In that vein, I’m going to give writing prompts related to each vignette. After reading a bunch of them for homework, the kids can choose a prompt based on one vignette they want to write about. Last year, I think I gave too much freedom of choice, overwhelming some of them and leaving others feeling uncertain if what they were doing was “right.” The vignettes in Mango are about things, moments, relationships that make Esperanza who she is, so if the prompts ask the students to write on the topics in the Mango, the students will be writing about who they are. That should tease out the personal stories that make them who they are much better than discussing the Big 8 social identifiers.

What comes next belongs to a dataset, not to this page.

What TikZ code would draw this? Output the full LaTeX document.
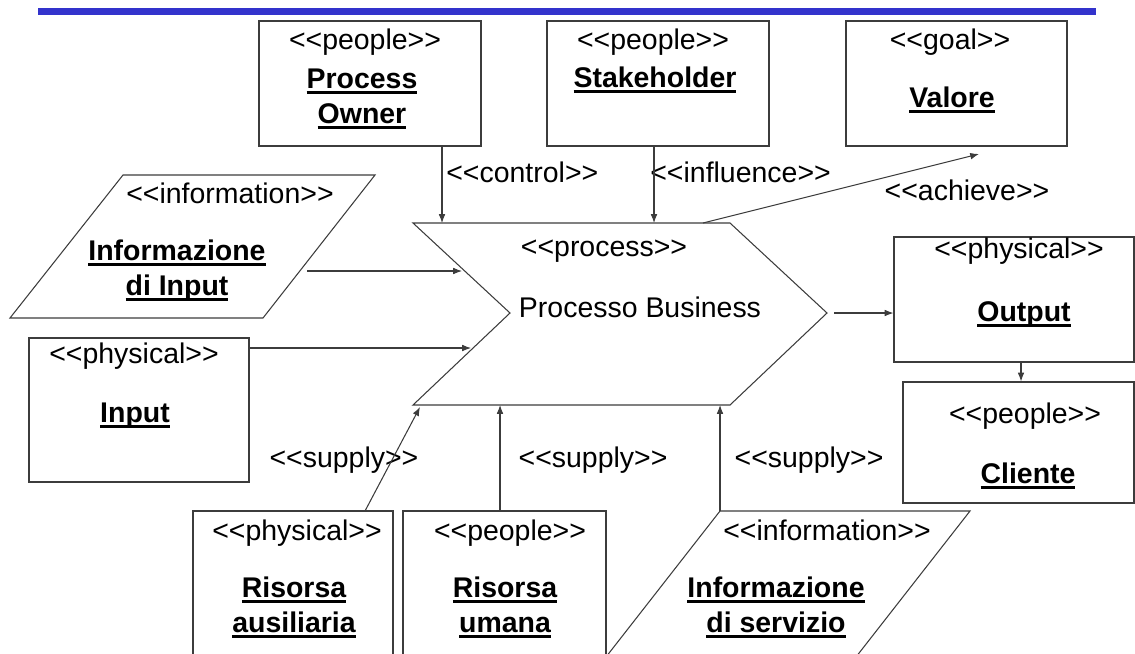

As for reading/discussing/analyzing the text itself, I’d like to focus on what Cisneros does that makes the writing work so well. I think the essential question is going to be, “What do authors do when they’re writing for adults?” because to date, most of what they’ve read has been young adult fiction. Mango is a nice crossover book, not quite YA and not quite adult. The kids can see how Cisneros uses motifs, symbolism, irony, foil characters, foreshadowing, unreliable narrator—and that’ll pave the way for the Steinbeck unit. I want to take my students to MoMA to see how some of those literary devices come up in art too (and maybe to use art as a way into more vignette writing). Then, when they’re writing their paragraphs on literary devices, they’ll have points of comparison.

It also wouldn’t hurt to have them do a cool project, like maybe a video interpretation, or artwork inspired by one of the passages. I’ll have to make time.


What made me love The House on Mango Street was how Cisneros used vignettes to tell a story without telling it. How she honored the importance of small things and events—a bike ride with friends, a pair of ugly shoes, a name—and used them to reveal her characters. How she didn’t feel the need to write in grammatically-correct sentences, and her text was all the more powerful for it. If I chose this book for its excellent writing, I should use it to help students see what makes writing excellent so they can do excellent writing too. If I chose it because it’s relatable, then I want to reach the parts of students that relate to it. I want my classroom to be a place where students can bring their whole selves. If The House on Mango Street shows them a way to do that, then maybe it doesn’t matter if they love, like, or hate the book itself.